* begin Input records *
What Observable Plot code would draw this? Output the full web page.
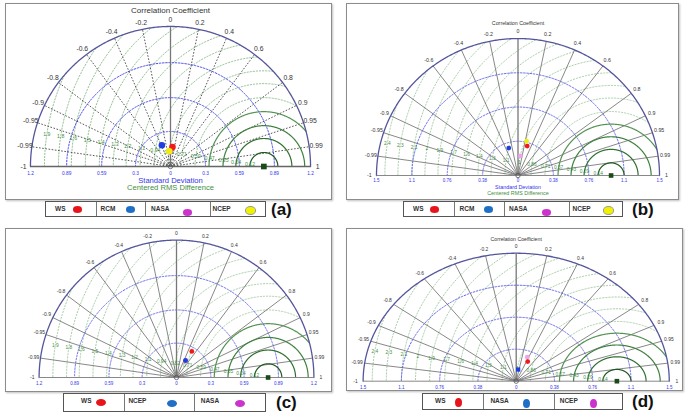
<!DOCTYPE html>
<html><head><meta charset="utf-8">
<script src="https://cdn.jsdelivr.net/npm/d3@7"></script>
<script src="https://cdn.jsdelivr.net/npm/@observablehq/plot@0.6"></script>
<style>
body{margin:0;background:#fff;font-family:"Liberation Sans",Arial,sans-serif;}
#root{position:relative;width:685px;height:416px;overflow:hidden;background:#fff}
.panel{position:absolute;outline:1px solid #8c8c8c;outline-offset:-1px;box-shadow:1px 1px 2px rgba(0,0,0,0.25);}
.panel svg{display:block;position:absolute;left:0;top:0}
.legend{position:absolute;display:flex;border:1px solid #555;box-sizing:border-box;background:#fff}
.cell{position:relative;border-right:1px solid #777;box-sizing:border-box;height:100%}
.cell:last-child{border-right:none}
.cell .lab{position:absolute;font-size:6.5px;font-weight:bold;color:#333;top:3px}
.cell .sw{position:absolute;border-radius:50%}
.tag{position:absolute;font-weight:bold;font-size:17px;color:#111;line-height:1}
</style></head><body><div id="root"></div><script>
// ---------- data ----------
const corrTicks  = [-1,-0.99,-0.95,-0.9,-0.8,-0.6,-0.4,-0.2,0,0.2,0.4,0.6,0.8,0.9,0.95,0.99,1];
const corrLabels = ["-1","-0.99","-0.95","-0.9","-0.8","-0.6","-0.4","-0.2","0","0.2","0.4","0.6","0.8","0.9","0.95","0.99","1"];

const sdTicksAC  = [0.3,0.59,0.89,1.2];
const sdLabelsAC = ["0.3","0.59","0.89","1.2"];
const sdTicksBD  = [0.38,0.76,1.14,1.52];
const sdLabelsBD = ["0.38","0.76","1.1","1.5"];

const rmsAC       = [0.12,0.24,0.35,0.47,0.59,0.71,0.82,0.94,1.06,1.18,1.29,1.41,1.53,1.65,1.76,1.88];
const rmsLabelsAC = ["0.12","0.24","0.35","0.47","0.59","0.71","0.82","0.94","1.1","1.2","1.3","1.4","1.5","1.6","1.8","1.9"];
const rmsBD       = [0.14,0.29,0.43,0.57,0.71,0.86,1,1.14,1.29,1.43,1.57,1.71,1.86,2,2.14,2.29,2.43];
const rmsLabelsBD = ["0.14","0.29","0.43","0.57","0.71","0.86","1","1.1","1.3","1.4","1.6","1.7","1.9","2","2.1","2.3","2.4"];

const refA = 0.8, refB = 1.0, refC = 0.8, refD = 1.0;

// points (standard deviation, correlation)
const seriesA = ["NASA","RCM","WS","NCEP"];
const sdA     = [0.13,0.197,0.167,0.131];
const corrA   = [-0.05,-0.375,0.10,-0.08];
const seriesB = ["NASA","RCM","NCEP","WS"];
const sdB     = [0.219,0.32,0.391,0.341];
const corrB   = [0.12,-0.31,0.236,0.29];
const seriesC = ["NASA","NCEP","WS"];
const sdC     = [0.165,0.169,0.264];
const corrC   = [0.47,0.47,0.507];
const seriesD = ["NCEP","NASA","WS"];
const sdD     = [0.305,0.14,0.26];
const corrD   = [0.36,0.14,0.44];

const colorsAB = {WS:"#f01818",RCM:"#1f3ee0",NASA:"#d040d0",NCEP:"#eeee10"};
const colorsC  = {WS:"#f01818",NCEP:"#1f3ee0",NASA:"#d040d0"};
const colorsD  = {WS:"#f01818",NASA:"#1f3ee0",NCEP:"#e8a8e8"};

const legendA = ["WS","RCM","NASA","NCEP"];
const legendSwA = ["#e8141b","#1f6fc6","#cc33cc","#f2f200"];
const legendC = ["WS","NCEP","NASA"];
const legendSwC = ["#e8141b","#1f6fc6","#cc33cc"];
const legendD = ["WS","NASA","NCEP"];
const legendSwD = ["#e8141b","#1f6fc6","#cc33cc"];

// ---------- drawing ----------
const root = document.getElementById("root");
const deg = Math.PI/180;

function taylor(c){
  const xDom = [-c.cx/c.kx, (c.w - c.cx)/c.kx];
  const yDom = [(c.cy - c.h)/c.ky, c.cy/c.ky];
  const angles = d3.range(0, 180.01, 0.5).map(a => a*deg);
  const circ = (rs, cx0) => rs.flatMap((r,i) => angles.map(t => {
    const x = cx0 + r*Math.cos(t), y = r*Math.sin(t);
    const ok = Math.hypot(x,y) <= c.sdMax + 1e-9;
    return {i, x: ok ? x : NaN, y: ok ? y : NaN};
  }));
  const rmsPts = circ(c.rms, c.ref);
  const solidN = 4;
  const solidCols = ["#1e5a1e","#2f6f2f","#3f803f","#559355"];
  const marks = [];
  marks.push(Plot.line(rmsPts.filter(d => d.i >= solidN), {x:"x", y:"y", z:"i", stroke:c.rmsDot, strokeWidth:0.9, strokeDasharray:"1.3,1.8"}));
  const sdInner = c.sdTicks.slice(0,-1);
  marks.push(Plot.line(circ(sdInner, 0), {x:"x", y:"y", z:"i", stroke:c.sdDot, strokeWidth:1, strokeDasharray:"1.6,1.6"}));
  marks.push(Plot.link(corrTicks.filter(v => Math.abs(v) < 1 && v !== 0), {
    x1: () => 0, y1: () => 0,
    x2: v => c.sdMax*v, y2: v => c.sdMax*Math.sqrt(1 - v*v),
    stroke: c.radial, strokeWidth: c.radialW, strokeDasharray: c.radialDash
  }));
  marks.push(Plot.link([0], {x1: () => 0, y1: () => 0, x2: () => 0, y2: () => c.sdMax, stroke:"#777", strokeWidth:1.3}));
  for (let k = 0; k < solidN; k++) {
    marks.push(Plot.line(rmsPts.filter(d => d.i === k), {x:"x", y:"y", stroke:solidCols[k], strokeWidth:1.2}));
  }
  marks.push(Plot.line(circ([c.sdMax], 0), {x:"x", y:"y", stroke:"#55559c", strokeWidth:1.3}));
  marks.push(Plot.link([0], {x1: () => -c.sdMax, x2: () => c.sdMax, y1: () => 0, y2: () => 0, stroke:c.base, strokeWidth:c.baseW}));
  marks.push(Plot.dot([0], {x: () => 0, y: () => 0, r:2.2, stroke:"#555", strokeWidth:0.8, fill:"none"}));
  const L = 1.05;
  marks.push(Plot.text(corrTicks, {
    x: v => L*c.sdMax*v, y: v => L*c.sdMax*Math.sqrt(1 - v*v),
    text: (v,i) => corrLabels[i], fontSize:c.corrFs, fill:"#333"
  }));
  const sdAll = [...c.sdTicks.map((v,i)=>({v:-v,t:c.sdLabels[i]})), {v:0,t:"0"}, ...c.sdTicks.map((v,i)=>({v,t:c.sdLabels[i]}))];
  marks.push(Plot.text(sdAll, {x:"v", y: () => 0, text:"t", dy:c.sdDy, fontSize:c.sdFs, fill:"#3434ee"}));
  const la = 171.5*deg;
  const rmsLab = c.rms.map((r,i) => ({x: c.ref + r*Math.cos(la), y: r*Math.sin(la), t: c.rmsLabels[i]}))
    .filter(d => Math.hypot(d.x, d.y) < c.sdMax);
  marks.push(Plot.text(rmsLab, {x:"x", y:"y", text:"t", fontSize:c.rmsFs, fill:"#3f8f3f"}));
  if (c.titleTop) marks.push(Plot.text([c.titleTop], {x: () => 0, frameAnchor:"top", dy:c.titleDy, fontSize:c.titleFs, fill:"#333"}));
  if (c.titleSd) {
    marks.push(Plot.text([c.titleSd], {x: () => 0, y: () => 0, dy:c.sdTitleDy, fontSize:c.subFs, fill:"#3434ee"}));
    marks.push(Plot.text([c.titleRms], {x: () => 0, y: () => 0, dy:c.rmsTitleDy, fontSize:c.subFs, fill:"#3f8f3f"}));
  }
  marks.push(Plot.dot([c.ref], {x: d => d, y: () => 0, symbol:"square", r:c.refR, fill:"#1a4a1a"}));
  const pts = c.series.map((s,i) => ({s, sd:c.sd[i], corr:c.corr[i]}));
  marks.push(Plot.dot(pts, {
    x: d => d.sd*d.corr, y: d => d.sd*Math.sqrt(1 - d.corr*d.corr),
    fill: d => c.colors[d.s], r: c.ptR, symbol: d => (c.squares && c.squares.includes(d.s)) ? "square" : "circle"
  }));

  const svg = Plot.plot({
    width:c.w, height:c.h, margin:0,
    x:{domain:xDom, axis:null}, y:{domain:yDom, axis:null},
    color:{type:"identity"}, symbol:{type:"identity"},
    style:{fontFamily:"'Liberation Sans',Arial,sans-serif", background:"transparent"},
    marks
  });
  const div = document.createElement("div");
  div.className = "panel";
  Object.assign(div.style, {left:c.left+"px", top:c.top+"px", width:c.w+"px", height:c.h+"px"});
  div.appendChild(svg);
  root.appendChild(div);
}

function legend(c){
  const div = document.createElement("div");
  div.className = "legend";
  Object.assign(div.style, {left:c.left+"px", top:c.top+"px", width:c.w+"px", height:c.h+"px"});
  c.labels.forEach((lab,i) => {
    const cell = document.createElement("div");
    cell.className = "cell";
    cell.style.width = c.cellW[i]+"px";
    const t = document.createElement("span");
    t.className = "lab"; t.textContent = lab; t.style.left = c.labX[i]+"px";
    const s = document.createElement("span");
    s.className = "sw";
    Object.assign(s.style, {left:c.swX[i]+"px", top:c.swY[i]+"px", width:c.swW+"px", height:c.swH+"px", background:c.sw[i], border: c.sw[i]==="#f2f200" ? "0.5px solid #999" : "none"});
    cell.appendChild(t); cell.appendChild(s);
    div.appendChild(cell);
  });
  root.appendChild(div);
  const tag = document.createElement("div");
  tag.className = "tag"; tag.textContent = c.tag;
  Object.assign(tag.style, {left:c.tagX+"px", top:c.tagY+"px"});
  root.appendChild(tag);
}

taylor({left:5, top:3, w:327, h:197, cx:165, cy:163, kx:116.7, ky:116.7, sdMax:1.2, ref:refA,
  sdTicks:sdTicksAC, sdLabels:sdLabelsAC, rms:rmsAC, rmsLabels:rmsLabelsAC,
  series:seriesA, sd:sdA, corr:corrA, colors:colorsAB,
  rmsDot:"#86b886", sdDot:"#4646ee", radial:"#3a3a3a", radialW:0.85, radialDash:"1.6,1.6", base:"#666", baseW:1.4,
  corrFs:6.8, sdFs:4.8, rmsFs:5.2, sdDy:6.5, titleTop:"Correlation Coefficient", titleDy:4, titleFs:8,
  titleSd:"Standard Deviation", titleRms:"Centered RMS Difference", sdTitleDy:14, rmsTitleDy:21.5, subFs:7.6,
  refR:3.2, ptR:3.3});

taylor({left:346, top:3, w:333, h:197, cx:171.5, cy:172, kx:93.1, ky:90.1, sdMax:1.52, ref:refB,
  sdTicks:sdTicksBD, sdLabels:sdLabelsBD, rms:rmsBD, rmsLabels:rmsLabelsBD,
  series:seriesB, sd:sdB, corr:corrB, colors:Object.assign({}, colorsAB, {NASA:"#eaa6ea"}),
  rmsDot:"#a0c8a0", sdDot:"#6464ee", radial:"#6a6a6a", radialW:0.8, radialDash:null, base:"#888", baseW:1,
  corrFs:5.3, sdFs:4.5, rmsFs:4.8, sdDy:5.5, titleTop:"Correlation Coefficient", titleDy:18, titleFs:5.3,
  titleSd:"Standard Deviation", titleRms:"Centered RMS Difference", sdTitleDy:12, rmsTitleDy:18, subFs:5.4,
  refR:2.6, ptR:2.4});

taylor({left:5, top:228, w:327, h:164, cx:171, cy:149, kx:114.5, ky:114.5, sdMax:1.2, ref:refC,
  sdTicks:sdTicksAC, sdLabels:sdLabelsAC, rms:rmsAC, rmsLabels:rmsLabelsAC,
  series:seriesC, sd:sdC, corr:corrC, colors:colorsC,
  rmsDot:"#a0c8a0", sdDot:"#6a6aee", radial:"#6a6a6a", radialW:0.8, radialDash:null, base:"#888", baseW:1,
  corrFs:5, sdFs:4.5, rmsFs:4.8, sdDy:6,
  refR:2.6, ptR:2.4});

taylor({left:346, top:228, w:337, h:163, cx:169.7, cy:152.7, kx:100.7, ky:84.2, sdMax:1.52, ref:refD,
  sdTicks:sdTicksBD, sdLabels:sdLabelsBD, rms:rmsBD, rmsLabels:rmsLabelsBD,
  series:seriesD, sd:sdD, corr:corrD, colors:colorsD, squares:["NASA"],
  rmsDot:"#a0c8a0", sdDot:"#6464ee", radial:"#6a6a6a", radialW:0.8, radialDash:null, base:"#888", baseW:1,
  corrFs:4.9, sdFs:4.5, rmsFs:4.8, sdDy:6, titleTop:"Correlation Coefficient", titleDy:8.5, titleFs:5.2,
  refR:2.6, ptR:2.4});

legend({left:45, top:201, w:221, h:16, labels:legendA, sw:legendSwA, cellW:[51,50,65,55],
  labX:[9,4,5,2], swX:[27,29,37,34], swY:[4,4,7,4], swW:9, swH:6.5, tag:"(a)", tagX:271, tagY:201});
legend({left:403, top:201, w:220, h:16, labels:legendA, sw:legendSwA, cellW:[51,51,65,53],
  labX:[9,5,4,3], swX:[26,29,37,33], swY:[4,4,7,4], swW:9, swH:6.5, tag:"(b)", tagX:632, tagY:201});
legend({left:63, top:393, w:203, h:19, labels:legendC, sw:legendSwC, cellW:[62,70,71],
  labX:[17,3,6], swX:[32,42,40], swY:[5,6,6], swW:10, swH:7, tag:"(c)", tagX:276, tagY:394});
legend({left:422, top:393, w:201, h:17, labels:legendD, sw:legendSwD, cellW:[62,71,68],
  labX:[12,6,5], swX:[32,39,35], swY:[4,5,5], swW:7, swH:9, tag:"(d)", tagX:632, tagY:393});
</script></body></html>
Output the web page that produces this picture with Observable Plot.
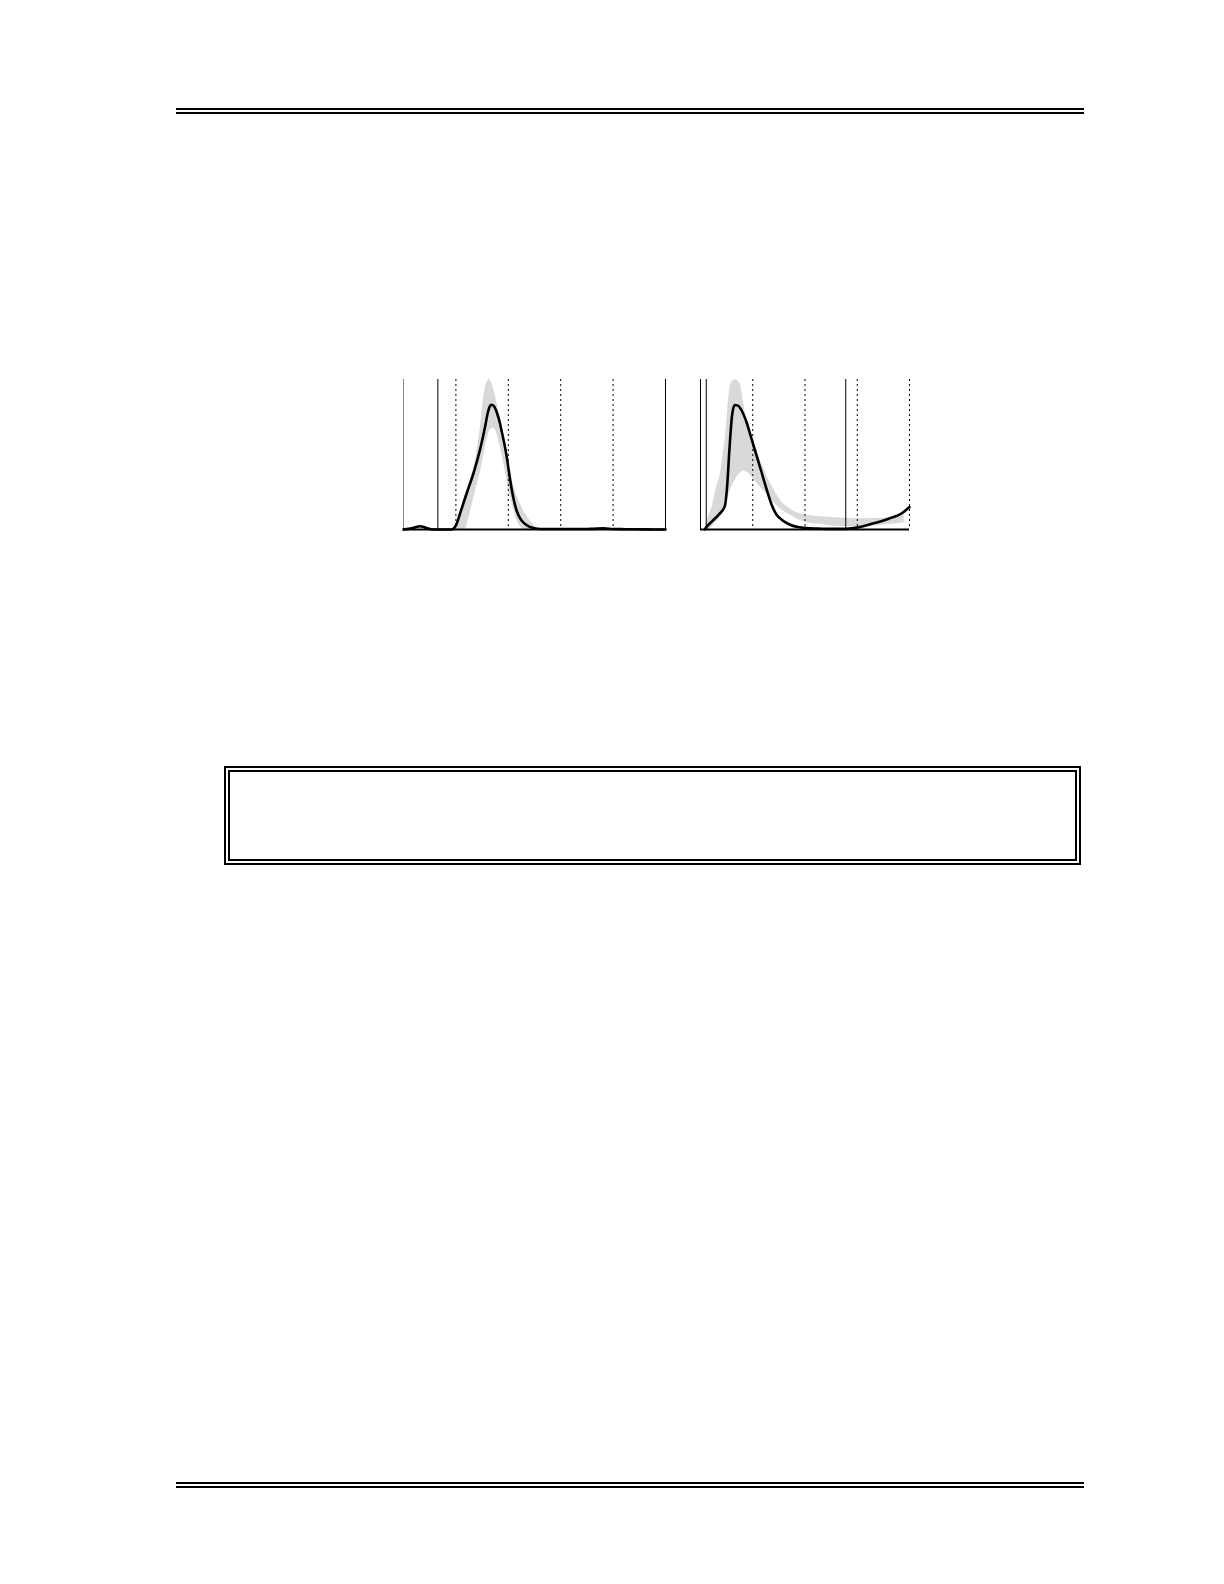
<!DOCTYPE html>
<html>
<head>
<meta charset="utf-8">
<script src="https://cdn.jsdelivr.net/npm/d3@7"></script>
<script src="https://cdn.jsdelivr.net/npm/@observablehq/plot@0.6"></script>
<style>
  html, body { margin: 0; padding: 0; background: #fff; }
  #page { position: relative; width: 1224px; height: 1584px; background: #fff; overflow: hidden; }
  .rule2 { position: absolute; left: 176px; width: 908px; height: 2px; box-sizing: content-box;
           border-top: 2px solid #000; border-bottom: 2px solid #000; }
  #box { position: absolute; left: 224px; top: 766px; width: 857px; height: 99px;
         box-sizing: border-box; border: 6px double #000; }
  .chart { position: absolute; }
</style>
</head>
<body>
<div id="page">
  <div class="rule2" style="top:108px"></div>
  <div id="chart1" class="chart" style="left:393px; top:373.5px"></div>
  <div id="chart2" class="chart" style="left:690px; top:373.5px"></div>
  <div id="box"></div>
  <div class="rule2" style="top:1482px"></div>
</div>
<script>
// ---------- Chart 1 (left panel) ----------
const c1LineX = [0, 5, 10, 16, 21, 26, 35, 45, 47, 50, 54.4, 60.7, 67, 73.3, 78, 80.5, 82, 83.5, 85.5, 88, 90, 92, 94, 96, 98, 100, 102, 104, 106, 108, 111, 115, 120, 126, 135, 160, 179, 191, 200, 211, 230, 250];
const c1LineY = [0, 0.004, 0.012, 0.022, 0.012, 0.002, 0, 0, 0.002, 0.027, 0.116, 0.25, 0.38, 0.54, 0.69, 0.78, 0.815, 0.832, 0.828, 0.80, 0.76, 0.71, 0.645, 0.58, 0.505, 0.415, 0.32, 0.24, 0.175, 0.125, 0.078, 0.042, 0.019, 0.007, 0.003, 0.003, 0.004, 0.008, 0.003, 0.002, 0.001, 0];
const c1BandX  = [46, 50, 55, 59, 61, 64, 67, 70, 73, 76, 79, 82, 85, 88, 91, 94, 97, 100, 103, 106, 109, 112, 115, 119, 123, 127, 130];
const c1BandLo = [0, 0, 0, 0, 0.04, 0.12, 0.21, 0.29, 0.37, 0.47, 0.58, 0.65, 0.675, 0.66, 0.59, 0.50, 0.39, 0.28, 0.19, 0.11, 0.05, 0.015, 0, 0, 0, 0, 0];
const c1BandHi = [0, 0.04, 0.13, 0.23, 0.27, 0.33, 0.40, 0.52, 0.66, 0.85, 0.97, 1.0, 0.96, 0.88, 0.78, 0.66, 0.55, 0.45, 0.35, 0.27, 0.21, 0.16, 0.12, 0.075, 0.04, 0.012, 0];
const c1Dotted = [50, 100, 150, 200];
const c1Solid  = [32.8, 250];
const c1Axis   = [0];
const c1Domain = [0, 250];

// ---------- Chart 2 (right panel) ----------
const c2LineX = [4, 5, 11.3, 17.6, 23.3, 25.5, 27.7, 30.2, 32.7, 35.8, 39.6, 44.3, 49, 53.8, 58.5, 63.2, 68, 72.6, 77.4, 85.2, 93, 101, 113, 125, 138, 148, 164, 180, 192, 200];
const c2LineY = [0, 0.01, 0.056, 0.10, 0.156, 0.29, 0.536, 0.76, 0.83, 0.826, 0.79, 0.71, 0.60, 0.49, 0.38, 0.27, 0.167, 0.10, 0.067, 0.033, 0.016, 0.009, 0.006, 0.004, 0.004, 0.011, 0.038, 0.072, 0.105, 0.15];
const c2BandX  = [4, 5, 8, 11.3, 15, 19.2, 22, 24, 26.4, 28.6, 31, 33.3, 36, 38, 41.2, 43.4, 46, 49, 55, 62, 70, 77, 85, 93, 102, 115, 130, 145, 160, 175, 190, 195];
const c2BandLo = [0, 0, 0, 0.02, 0.05, 0.08, 0.12, 0.15, 0.21, 0.26, 0.30, 0.33, 0.36, 0.375, 0.39, 0.385, 0.375, 0.35, 0.30, 0.246, 0.18, 0.134, 0.10, 0.067, 0.045, 0.035, 0.022, 0.02, 0.022, 0.03, 0.04, 0.045];
const c2BandHi = [0, 0.022, 0.09, 0.156, 0.27, 0.38, 0.52, 0.62, 0.826, 0.96, 0.99, 1.0, 0.99, 0.97, 0.85, 0.76, 0.70, 0.63, 0.50, 0.38, 0.27, 0.19, 0.14, 0.11, 0.095, 0.085, 0.078, 0.072, 0.072, 0.075, 0.09, 0.095];
const c2Dotted = [50, 100, 150, 200];
const c2Solid  = [5.5, 139];
const c2Axis   = [0];
const c2Domain = [0, 200];

const bandFill = "#d9d9d9";

function panel({lineX, lineY, bandX, bandLo, bandHi, dotted, solid, axis, axisColor, domain, width}) {
  const line = lineX.map((x, i) => ({x, y: lineY[i]}));
  const band = bandX.map((x, i) => ({x, lo: bandLo[i], hi: bandHi[i]}));
  return Plot.plot({
    width,
    height: 160,
    marginLeft: 10, marginRight: 10, marginTop: 5, marginBottom: 5,
    style: {background: "transparent", overflow: "visible"},
    x: {domain, axis: null},
    y: {domain: [0, 1], axis: null},
    marks: [
      Plot.areaY(band, {x: "x", y1: "lo", y2: "hi", fill: bandFill, curve: "monotone-x"}),
      Plot.ruleX(dotted, {stroke: "#000", strokeWidth: 1, strokeDasharray: "2,3"}),
      Plot.ruleX(solid, {stroke: "#000", strokeWidth: 1}),
      Plot.ruleX(axis, {stroke: axisColor, strokeWidth: 1}),
      Plot.lineY(line, {x: "x", y: "y", stroke: "#000", strokeWidth: 2.6, curve: "monotone-x"}),
      Plot.ruleY([0], {stroke: "#000", strokeWidth: 2})
    ]
  });
}

document.getElementById("chart1").appendChild(panel({
  lineX: c1LineX, lineY: c1LineY, bandX: c1BandX, bandLo: c1BandLo, bandHi: c1BandHi,
  dotted: c1Dotted, solid: c1Solid, axis: c1Axis, axisColor: "#888", domain: c1Domain, width: 282
}));
document.getElementById("chart2").appendChild(panel({
  lineX: c2LineX, lineY: c2LineY, bandX: c2BandX, bandLo: c2BandLo, bandHi: c2BandHi,
  dotted: c2Dotted, solid: c2Solid, axis: c2Axis, axisColor: "#000", domain: c2Domain, width: 229
}));
</script>
</body>
</html>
* end Input records *
Work required:
Copy out each line of the data where the string "this" appears.

Finished exercise:
What Observable Plot code would draw this? Output the full web page.
Output the web page that produces this picture with Observable Plot.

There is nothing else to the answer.